Is there anyone who hasn’t yet heard about the so called “shredding workout”, which is based on small weights and high repetitions? You can see numberless folks in the gym who push series of 15-20 with small weights and short rest breaks. Then, they swallow a handful of amino acid tablets after workout and wait for their six-packs and veins to show up. Does it make sense? Does such a thing as a shredding workout really exist?
What can you achieve with this?
What happens during such a workout? Volume is increased (meaning that more work is done within the workout), and weights are smaller. Higher volume makes recovery harder between workouts – and, on top of that, it is worsened by the diet. The amount of calories used will actually be less than in the case of workouts with heavier weights (both during and after workout). And here comes the trick: one will experience a “burning” sensation in their muscles, and many think it has something to do with fat burning. Workouts with larger weights promote the body’s own testosterone and growth hormone production more, and these play crucial roles in both maintaining the muscle mass and getting rid of body fat.

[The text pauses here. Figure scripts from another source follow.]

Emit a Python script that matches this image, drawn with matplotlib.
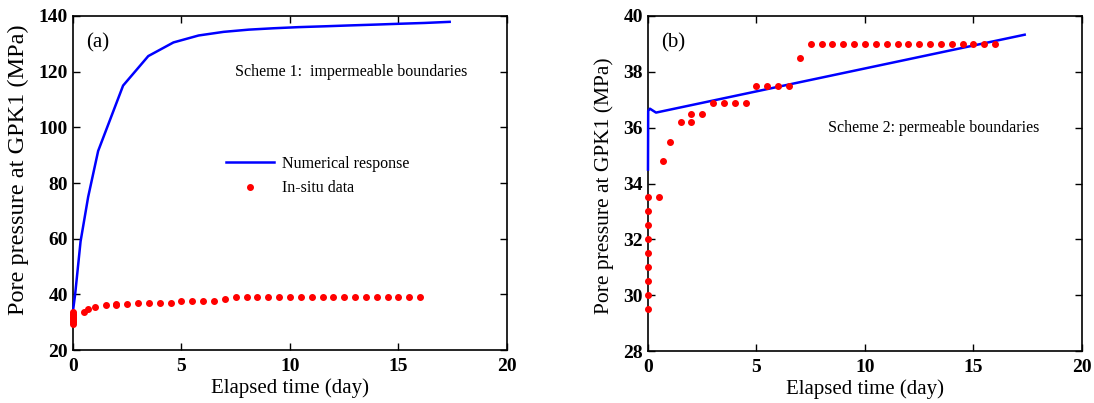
import numpy as np
import matplotlib.pyplot as plt

# in-situ measurements (same for both panels)
t_insitu = [0, 0, 0, 0, 0, 0, 0, 0, 0, 0.5, 0.7, 1.0, 1.5, 2.0, 2.0, 2.5,
            3.0, 3.5, 4.0, 4.5, 5.0, 5.5, 6.0, 6.5, 7.0,
            7.5, 8.0, 8.5, 9.0, 9.5, 10.0, 10.5, 11.0, 11.5, 12.0, 12.5,
            13.0, 13.5, 14.0, 14.5, 15.0, 15.5, 16.0]
p_insitu = [29.5, 30.0, 30.5, 31.0, 31.5, 32.0, 32.5, 33.0, 33.5, 33.5, 34.8, 35.5, 36.2, 36.2, 36.5, 36.5,
            36.9, 36.9, 36.9, 36.9, 37.5, 37.5, 37.5, 37.5, 38.5,
            39.0, 39.0, 39.0, 39.0, 39.0, 39.0, 39.0, 39.0, 39.0, 39.0, 39.0,
            39.0, 39.0, 39.0, 39.0, 39.0, 39.0, 39.0]

# scheme 1: impermeable boundaries
t_num1 = [0, 0.1, 0.35, 0.7, 1.16, 2.31, 3.47, 4.63, 5.79, 6.94, 8.1, 9.26,
          10.4, 11.6, 12.7, 13.9, 15.0, 16.2, 17.36]
p_num1 = [34.0, 40.0, 59.0, 75.0, 91.5, 115.0, 125.6, 130.5, 133.0, 134.3, 135.1, 135.6,
          136.0, 136.3, 136.6, 136.9, 137.2, 137.5, 137.9]

# scheme 2: permeable boundaries
t_num2 = [0, 0.01, 0.09, 0.37, 17.36]
p_num2 = [34.5, 36.6, 36.68, 36.54, 39.33]

plt.rcParams['font.family'] = ['Liberation Serif', 'DejaVu Serif']

fig = plt.figure(figsize=(10.94, 4.03), dpi=100)
ax1 = fig.add_axes([0.0667, 0.1315, 0.3967, 0.8288])
ax2 = fig.add_axes([0.5923, 0.129, 0.3967, 0.8313])

for ax in (ax1, ax2):
    ax.tick_params(direction='in', top=True, right=True, labelsize=14, length=5, width=1)
    ax.tick_params(axis='x', pad=6)
    for s in ax.spines.values():
        s.set_linewidth(1.2)
    ax.set_xlabel('Elapsed time (day)', fontsize=15, labelpad=2)

ax1.set_ylabel('Pore pressure at GPK1 (MPa)', fontsize=17.5)
ax1.yaxis.set_label_coords(-0.101, 0.539)
ax2.set_ylabel('Pore pressure at GPK1 (MPa)', fontsize=15.5)
ax2.yaxis.set_label_coords(-0.078, 0.493)

# panel (a)
ax1.plot(t_num1, p_num1, color='blue', lw=1.8, label='Numerical response', zorder=3, clip_on=False)
ax1.plot(t_insitu, p_insitu, 'o', color='red', ms=4, ls='none', label='In-situ data', zorder=4, clip_on=False)
ax1.set_xlim(0, 20)
ax1.set_ylim(20, 140)
ax1.set_xticks([0, 5, 10, 15, 20])
ax1.set_yticks(np.arange(20, 141, 20))
for lab in ax1.get_xticklabels() + ax1.get_yticklabels():
    lab.set_fontweight('bold')
ax1.text(0.03, 0.92, '(a)', transform=ax1.transAxes, fontsize=15, va='center')
ax1.text(7.45, 120, 'Scheme 1:  impermeable boundaries', fontsize=11.5, va='center')
ax1.legend(loc='upper left', bbox_to_anchor=(0.32, 0.625), frameon=False, fontsize=11.5,
           handlelength=3.0, handletextpad=0.5, labelspacing=0.55, numpoints=1)

# panel (b)
ax2.plot(t_num2, p_num2, color='blue', lw=1.8, zorder=3, clip_on=False)
ax2.plot(t_insitu, p_insitu, 'o', color='red', ms=4, ls='none', zorder=4, clip_on=False)
ax2.set_xlim(0, 20)
ax2.set_ylim(28, 40)
ax2.set_xticks([0, 5, 10, 15, 20])
ax2.set_yticks(np.arange(28, 41, 2))
for lab in ax2.get_xticklabels() + ax2.get_yticklabels():
    lab.set_fontweight('bold')
ax2.text(0.03, 0.92, '(b)', transform=ax2.transAxes, fontsize=15, va='center')
ax2.text(8.3, 36.0, 'Scheme 2: permeable boundaries', fontsize=11.5, va='center')

fig.savefig('out.png', dpi=100)
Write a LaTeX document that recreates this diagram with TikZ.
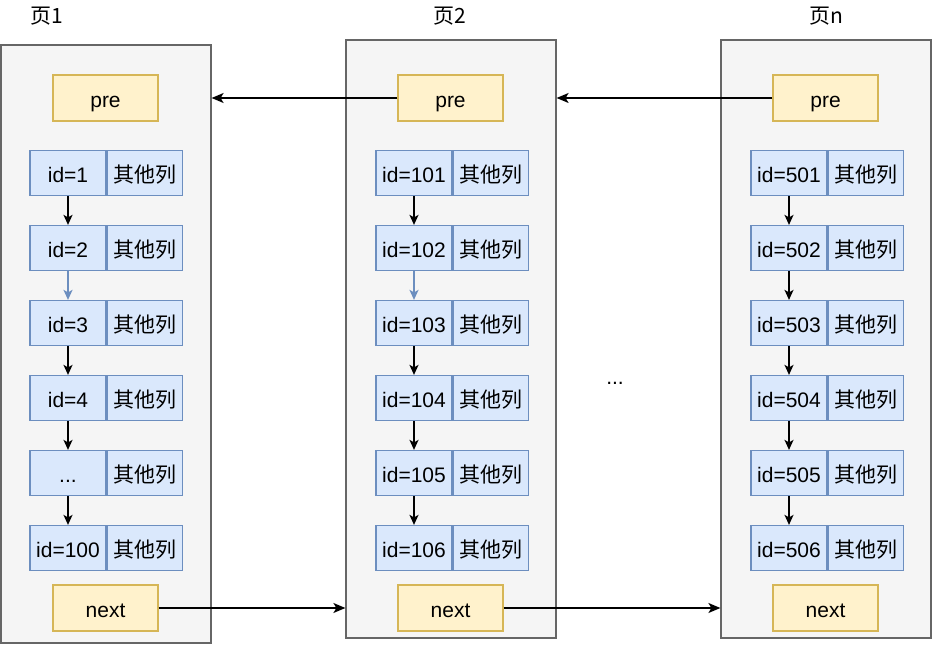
\documentclass[tikz,border=0pt]{standalone}
\usepackage{fontspec}
\setmainfont{Liberation Sans}
\newfontfamily\cjk{Noto Sans CJK SC}
\usetikzlibrary{arrows.meta}
\definecolor{pagefill}{HTML}{F5F5F5}
\definecolor{pagedraw}{HTML}{666666}
\definecolor{yfill}{HTML}{FFF2CC}
\definecolor{ydraw}{HTML}{D6B656}
\definecolor{bfill}{HTML}{DAE8FC}
\definecolor{bdraw}{HTML}{6C8EBF}
\tikzset{
  txt/.style={font=\fontsize{21}{25}\selectfont, text height=19pt, text depth=0pt},
  pagebox/.style={draw=pagedraw, fill=pagefill, line width=1.2pt, minimum width=210pt, minimum height=598pt, inner sep=0pt},
  ybox/.style={txt, draw=ydraw, fill=yfill, line width=1.2pt, minimum width=105pt, minimum height=46pt, inner sep=0pt},
  cell/.style={txt, draw=bdraw, fill=bfill, line width=1.2pt, minimum height=45pt, inner sep=0pt},
  title/.style={font=\fontsize{21}{25}\cjk, inner sep=0pt, anchor=base west},
  harr/.style={draw=black, line width=1.4pt, -{Stealth[length=12pt,width=10pt,inset=3pt]}},
  varr/.style={draw=black, line width=1.6pt, -{Stealth[length=10pt,width=9pt,inset=2.5pt]}},
  barr/.style={varr, draw=bdraw},
}
\newcommand\mkrow[4]{%
  \node[cell, minimum width=76pt] (#1) at (#2,#3) {#4};
  \node[cell, minimum width=75pt, anchor=west] (#1o) at (#1.east) {\cjk 其他列};
}
\begin{document}
\begin{tikzpicture}[x=1pt,y=-1pt]
\useasboundingbox (0,0) rectangle (932,647);
% pages
\node[pagebox] (p1) at (106,344) {};
\node[pagebox] (p2) at (451,339) {};
\node[pagebox] (pn) at (826,339) {};
% titles
\node[title] (t1) at (30,24) {页1};
\node[title] (t2) at (433,24) {页2};
\node[title] (tn) at (809,24) {页n};
% pre / next
\node[ybox] (pre1) at (105.5,98) {pre};
\node[ybox] (pre2) at (450.5,98) {pre};
\node[ybox] (pren) at (825.5,98) {pre};
\node[ybox] (next1) at (105.5,608) {next};
\node[ybox] (next2) at (450.5,608) {next};
\node[ybox] (nextn) at (825.5,608) {next};
% rows page 1
\mkrow{a1}{68}{173}{id=1}
\mkrow{a2}{68}{248}{id=2}
\mkrow{a3}{68}{323}{id=3}
\mkrow{a4}{68}{398}{id=4}
\mkrow{a5}{68}{473}{...}
\mkrow{a6}{68}{548}{id=100}
% rows page 2
\mkrow{b1}{414}{173}{id=101}
\mkrow{b2}{414}{248}{id=102}
\mkrow{b3}{414}{323}{id=103}
\mkrow{b4}{414}{398}{id=104}
\mkrow{b5}{414}{473}{id=105}
\mkrow{b6}{414}{548}{id=106}
% rows page n
\mkrow{c1}{789}{173}{id=501}
\mkrow{c2}{789}{248}{id=502}
\mkrow{c3}{789}{323}{id=503}
\mkrow{c4}{789}{398}{id=504}
\mkrow{c5}{789}{473}{id=505}
\mkrow{c6}{789}{548}{id=506}
% dots between pages
\node[txt, inner sep=0pt] (dots) at (615,375) {...};
% vertical arrows
\draw[varr] (a1) -- (a2);
\draw[barr] (a2) -- (a3);
\draw[varr] (a3) -- (a4);
\draw[varr] (a4) -- (a5);
\draw[varr] (a5) -- (a6);
\draw[varr] (b1) -- (b2);
\draw[barr] (b2) -- (b3);
\draw[varr] (b3) -- (b4);
\draw[varr] (b4) -- (b5);
\draw[varr] (b5) -- (b6);
\draw[varr] (c1) -- (c2);
\draw[varr] (c2) -- (c3);
\draw[varr] (c3) -- (c4);
\draw[varr] (c4) -- (c5);
\draw[varr] (c5) -- (c6);
% page links
\draw[harr] (pre2.west) -- (pre2.west -| p1.east);
\draw[harr] (pren.west) -- (pren.west -| p2.east);
\draw[harr] (next1.east) -- (next1.east -| p2.west);
\draw[harr] (next2.east) -- (next2.east -| pn.west);
\end{tikzpicture}
\end{document}
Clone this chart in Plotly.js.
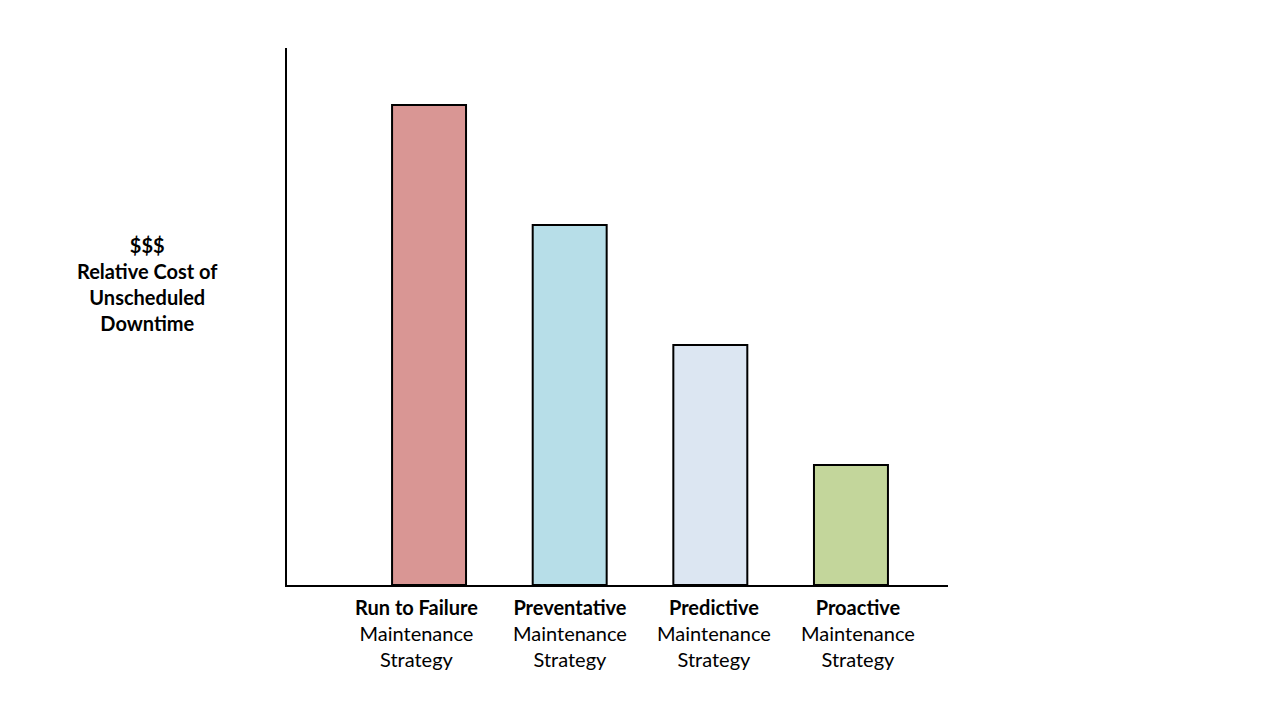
<!DOCTYPE html>
<html>
<head>
<meta charset="utf-8">
<script src="https://cdn.plot.ly/plotly-3.0.1.min.js"></script>
<style>
  html, body { margin: 0; padding: 0; background: #fff; }
  #chart { width: 1280px; height: 720px; }
</style>
</head>
<body>
<div id="chart"></div>
<script>
var strategies = ["Run to Failure", "Preventative", "Predictive", "Proactive"];
var relativeCost = [4, 3, 2, 1];
var barColors = ["#D99694", "#B7DEE8", "#DCE6F2", "#C3D69B"];
var labelShift = [-13, 0, 4, 7];

var trace = {
    x: strategies,
    y: relativeCost,
    type: "bar",
    width: 0.526,
    marker: {
        color: barColors,
        line: { color: "#000", width: 2 }
    },
    hoverinfo: "skip"
};

// category labels under the bars, set as text boxes
var labelNotes = strategies.map((s, i) => ({
    xref: "x",
    yref: "paper",
    x: s,
    y: 0,
    xshift: labelShift[i],
    yshift: -8,
    xanchor: "center",
    yanchor: "top",
    showarrow: false,
    align: "center",
    text: "<b>" + s + "</b><br>Maintenance<br>Strategy",
    font: { size: 20 }
}));

var layout = {
    width: 1280,
    height: 720,
    margin: { l: 287, r: 332, t: 48, b: 135 },
    paper_bgcolor: "#fff",
    plot_bgcolor: "#fff",
    showlegend: false,
    font: { family: "Lato, 'Open Sans', sans-serif", size: 20, color: "#000" },
    xaxis: {
        type: "category",
        range: [-1.01, 3.69],
        showticklabels: false,
        ticks: "",
        showgrid: false,
        zeroline: false,
        showline: true,
        linecolor: "#000",
        linewidth: 2
    },
    yaxis: {
        range: [0, 4.475],
        showticklabels: false,
        ticks: "",
        showgrid: false,
        zeroline: false,
        showline: true,
        linecolor: "#000",
        linewidth: 2
    },
    annotations: labelNotes.concat([{
        xref: "paper",
        yref: "paper",
        x: -0.2103,
        y: 0.5596,
        xanchor: "center",
        yanchor: "middle",
        showarrow: false,
        align: "center",
        text: "<b>$$$<br>Relative Cost of<br>Unscheduled<br>Downtime</b>",
        font: { size: 20 }
    }])
};

Plotly.newPlot("chart", [trace], layout, { displayModeBar: false, staticPlot: true });
</script>
</body>
</html>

On top of all this muscles will lose volume because of using smaller weights. Your body will not maintain muscle volume it would not actually use. It will adapt to the new situation. “Smaller weights? Okay then, smaller muscles will suffice for this. Why would I maintain bulks of unnecessary tissues that cost me a lot of energy?” Plus, smaller muscle mass will also slow down your metabolism, for two reasons. On one hand: the more muscle you have, the faster your metabolism works. On the other hand: workouts with larger weights are better for boosting metabolism. (That’s the reason why we recommend everyone to develop their muscles first, and start shredding and dieting later – with the exception of extreme obesity.)
So, traditional “shredding workouts” may bring two results: they will make you lose your hard-earned muscle mass (and this process will be further amplified by the caloric deficit resulting from the diet), and the rate of your metabolism will drop too, compared to workouts done with larger weights.
What’s the solution?
OK then, but how should someone who wants to look leaner work out? The answer is simple. Do NOT change your ways! Not your workouts, that is. The diet, a fine-tuned nutrient intake, and an appropriately selected ratio of macronutrients will get help reach the goals you set. If you miss these, no matter how wonderful a cutting workout claims to be, it will not provide you with significant improvements in this area. The only thing might worth considering is making resting times shorter, but you should insist on working out with the heaviest possible weights. Live with it: similarly to growing, shredding does not take place during workout either. The main contribution of weight training is NOT the amount of calories used up DURING workout, but the rate of metabolism afterwards, the stimuli it gives to the muscles and, last but not least, the hormonal effects triggered by weight training.
Considering all these factors, now you might see that the so-called “traditional workouts” done with heavy weights are much more effective than the ones based on “shredding workout methods” (however, these should not be mistaken for the high-rep workouts you can read about on our website, too).
What about intensity-boosting techniques?
You may use them, but not on the expense of weights, and not each time. Just spice up some of your workouts every now and then, to confuse your muscles. Remember: dieting will impair your recovery capacity to some extent, and such workouts will considerably exhaust your body. Therefore, always make sure all conditions of recovery are fulfilled after a shredding workout.